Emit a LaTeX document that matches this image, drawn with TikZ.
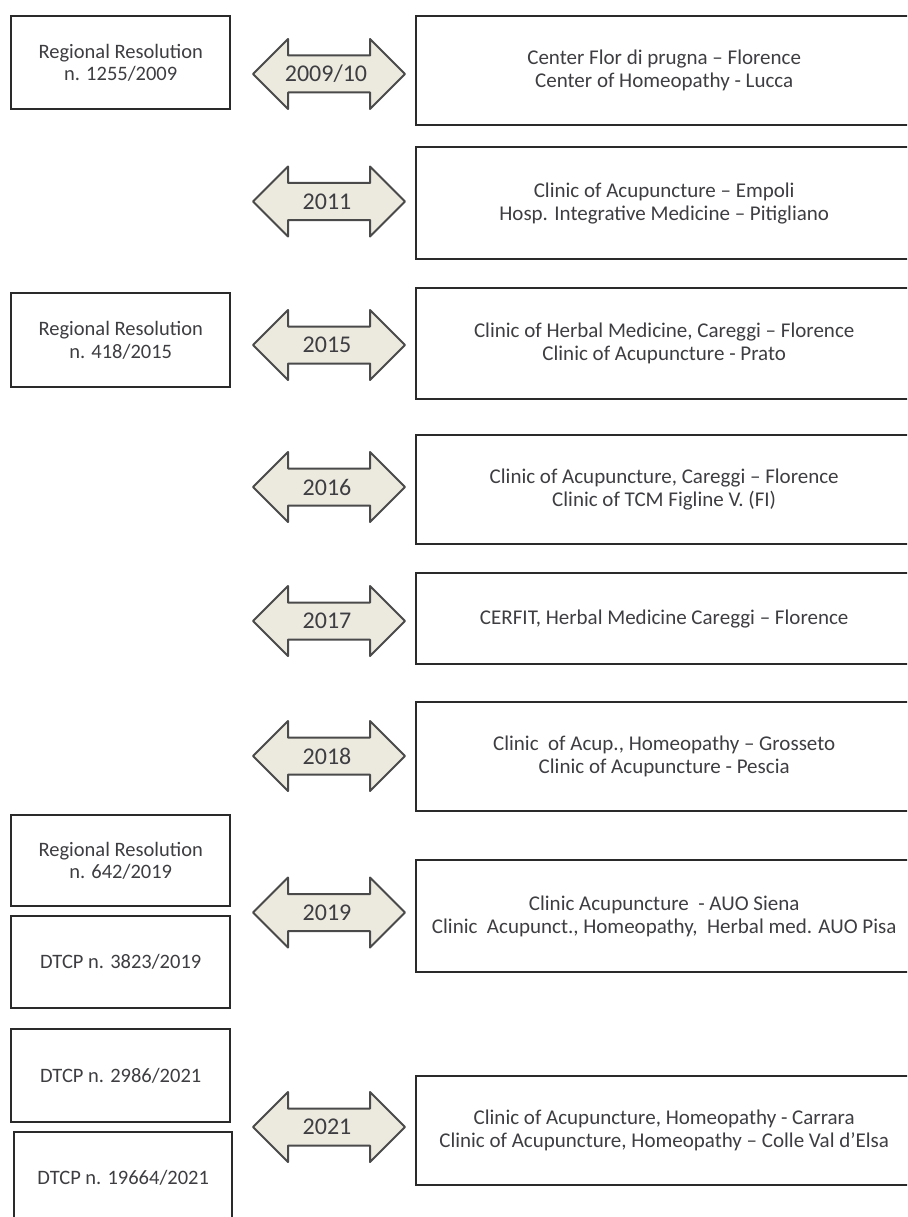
\documentclass[tikz,border=0pt]{standalone}
\usepackage{fontspec}
\setmainfont{Carlito}
\definecolor{txt}{HTML}{3E3E42}
\definecolor{boxline}{HTML}{2A2A2A}
\definecolor{arrfill}{HTML}{ECE9DF}
\definecolor{arrline}{HTML}{4A4A4A}
\begin{document}
\begin{tikzpicture}[x=1pt,y=1pt,
  lbox/.style={draw=boxline, line width=2.4pt, fill=white, anchor=north west, align=center, text=txt,
     font=\fontsize{20.5}{22.5}\selectfont, inner sep=0pt},
  rbox/.style={lbox, minimum width=496pt, font=\fontsize{21}{23}\selectfont},
  yeartext/.style={text=txt, font=\fontsize{24}{26}\selectfont, inner sep=0pt},
  yeararrow/.pic={\draw[draw=arrline, line width=2pt, fill=arrfill, line join=round]
     (-76,0) -- (-41,35) -- (-41,18.5) -- (41,18.5) -- (41,35) -- (76,0)
     -- (41,-35) -- (41,-18.5) -- (-41,-18.5) -- (-41,-35) -- cycle;}
]
\useasboundingbox (0,0) rectangle (907,-1217);
\clip (0,0) rectangle (907,-1217);
\fill[white] (0,0) rectangle (907,-1217);

% left boxes
\node[lbox, minimum width=219pt, minimum height=93pt] (L1) at (10,-15) {Regional Resolution\\n. 1255/2009};
\node[lbox, minimum width=219pt, minimum height=94pt] (L2) at (10,-292) {Regional Resolution\\n. 418/2015};
\node[lbox, minimum width=219pt, minimum height=91pt] (L3) at (10,-814) {Regional Resolution\\n. 642/2019};
\node[lbox, minimum width=219pt, minimum height=92pt] (L4) at (10,-915) {DTCP n. 3823/2019};
\node[lbox, minimum width=219pt, minimum height=93pt] (L5) at (10,-1028) {DTCP n. 2986/2021};
\node[lbox, minimum width=218pt, minimum height=92pt] (L6) at (13,-1131) {DTCP n. 19664/2021};

% right boxes
\node[rbox, minimum height=109pt] (R1) at (415,-15) {Center Flor di prugna -- Florence\\Center of Homeopathy - Lucca};
\node[rbox, minimum height=112pt] (R2) at (415,-146) {Clinic of Acupuncture -- Empoli\\Hosp. Integrative Medicine -- Pitigliano};
\node[rbox, minimum height=111pt] (R3) at (415,-287) {Clinic of Herbal Medicine, Careggi -- Florence\\Clinic of Acupuncture - Prato};
\node[rbox, minimum height=109pt] (R4) at (415,-434) {Clinic of Acupuncture, Careggi -- Florence\\Clinic of TCM Figline V. (FI)};
\node[rbox, minimum height=91pt] (R5) at (415,-572) {CERFIT, Herbal Medicine Careggi -- Florence};
\node[rbox, minimum height=109pt] (R6) at (415,-701) {Clinic\ \ of Acup., Homeopathy -- Grosseto\\Clinic of Acupuncture - Pescia};
\node[rbox, minimum height=112pt] (R7) at (415,-859) {Clinic Acupuncture\ \ - AUO Siena\\Clinic\ \ Acupunct., Homeopathy,\ \ Herbal med. AUO Pisa};
\node[rbox, minimum height=109pt] (R8) at (415,-1075) {Clinic of Acupuncture, Homeopathy - Carrara\\Clinic of Acupuncture, Homeopathy -- Colle Val d'Elsa};

% year arrows
\pic at (329,-74) {yeararrow};
\node[yeartext] (Y1) at (326,-74) {2009/10};
\pic at (329,-201.5) {yeararrow};
\node[yeartext] (Y2) at (327,-201.5) {2011};
\pic at (329,-345) {yeararrow};
\node[yeartext] (Y3) at (327,-345) {2015};
\pic at (329,-487) {yeararrow};
\node[yeartext] (Y4) at (327,-487) {2016};
\pic at (329,-621) {yeararrow};
\node[yeartext] (Y5) at (327,-621) {2017};
\pic at (329,-756) {yeararrow};
\node[yeartext] (Y6) at (327,-756) {2018};
\pic at (329,-912.5) {yeararrow};
\node[yeartext] (Y7) at (327,-912.5) {2019};
\pic at (329,-1127) {yeararrow};
\node[yeartext] (Y8) at (327,-1127) {2021};
\end{tikzpicture}
\end{document}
# # # # # # #
#### Exercise instructions
Quote the data above in full and without alteration; skip the pictures.

#### Task solution
Emit a LaTeX document that matches this image, drawn with TikZ.
\documentclass[tikz,border=0pt]{standalone}
\usepackage{fontspec}
\setmainfont{Carlito}
\definecolor{txt}{HTML}{3E3E42}
\definecolor{boxline}{HTML}{2A2A2A}
\definecolor{arrfill}{HTML}{ECE9DF}
\definecolor{arrline}{HTML}{4A4A4A}
\begin{document}
\begin{tikzpicture}[x=1pt,y=1pt,
  lbox/.style={draw=boxline, line width=2.4pt, fill=white, anchor=north west, align=center, text=txt,
     font=\fontsize{20.5}{22.5}\selectfont, inner sep=0pt},
  rbox/.style={lbox, minimum width=496pt, font=\fontsize{21}{23}\selectfont},
  yeartext/.style={text=txt, font=\fontsize{24}{26}\selectfont, inner sep=0pt},
  yeararrow/.pic={\draw[draw=arrline, line width=2pt, fill=arrfill, line join=round]
     (-76,0) -- (-41,35) -- (-41,18.5) -- (41,18.5) -- (41,35) -- (76,0)
     -- (41,-35) -- (41,-18.5) -- (-41,-18.5) -- (-41,-35) -- cycle;}
]
\useasboundingbox (0,0) rectangle (907,-1217);
\clip (0,0) rectangle (907,-1217);
\fill[white] (0,0) rectangle (907,-1217);

% left boxes
\node[lbox, minimum width=219pt, minimum height=93pt] (L1) at (10,-15) {Regional Resolution\\n. 1255/2009};
\node[lbox, minimum width=219pt, minimum height=94pt] (L2) at (10,-292) {Regional Resolution\\n. 418/2015};
\node[lbox, minimum width=219pt, minimum height=91pt] (L3) at (10,-814) {Regional Resolution\\n. 642/2019};
\node[lbox, minimum width=219pt, minimum height=92pt] (L4) at (10,-915) {DTCP n. 3823/2019};
\node[lbox, minimum width=219pt, minimum height=93pt] (L5) at (10,-1028) {DTCP n. 2986/2021};
\node[lbox, minimum width=218pt, minimum height=92pt] (L6) at (13,-1131) {DTCP n. 19664/2021};

% right boxes
\node[rbox, minimum height=109pt] (R1) at (415,-15) {Center Flor di prugna -- Florence\\Center of Homeopathy - Lucca};
\node[rbox, minimum height=112pt] (R2) at (415,-146) {Clinic of Acupuncture -- Empoli\\Hosp. Integrative Medicine -- Pitigliano};
\node[rbox, minimum height=111pt] (R3) at (415,-287) {Clinic of Herbal Medicine, Careggi -- Florence\\Clinic of Acupuncture - Prato};
\node[rbox, minimum height=109pt] (R4) at (415,-434) {Clinic of Acupuncture, Careggi -- Florence\\Clinic of TCM Figline V. (FI)};
\node[rbox, minimum height=91pt] (R5) at (415,-572) {CERFIT, Herbal Medicine Careggi -- Florence};
\node[rbox, minimum height=109pt] (R6) at (415,-701) {Clinic\ \ of Acup., Homeopathy -- Grosseto\\Clinic of Acupuncture - Pescia};
\node[rbox, minimum height=112pt] (R7) at (415,-859) {Clinic Acupuncture\ \ - AUO Siena\\Clinic\ \ Acupunct., Homeopathy,\ \ Herbal med. AUO Pisa};
\node[rbox, minimum height=109pt] (R8) at (415,-1075) {Clinic of Acupuncture, Homeopathy - Carrara\\Clinic of Acupuncture, Homeopathy -- Colle Val d'Elsa};

% year arrows
\pic at (329,-74) {yeararrow};
\node[yeartext] (Y1) at (326,-74) {2009/10};
\pic at (329,-201.5) {yeararrow};
\node[yeartext] (Y2) at (327,-201.5) {2011};
\pic at (329,-345) {yeararrow};
\node[yeartext] (Y3) at (327,-345) {2015};
\pic at (329,-487) {yeararrow};
\node[yeartext] (Y4) at (327,-487) {2016};
\pic at (329,-621) {yeararrow};
\node[yeartext] (Y5) at (327,-621) {2017};
\pic at (329,-756) {yeararrow};
\node[yeartext] (Y6) at (327,-756) {2018};
\pic at (329,-912.5) {yeararrow};
\node[yeartext] (Y7) at (327,-912.5) {2019};
\pic at (329,-1127) {yeararrow};
\node[yeartext] (Y8) at (327,-1127) {2021};
\end{tikzpicture}
\end{document}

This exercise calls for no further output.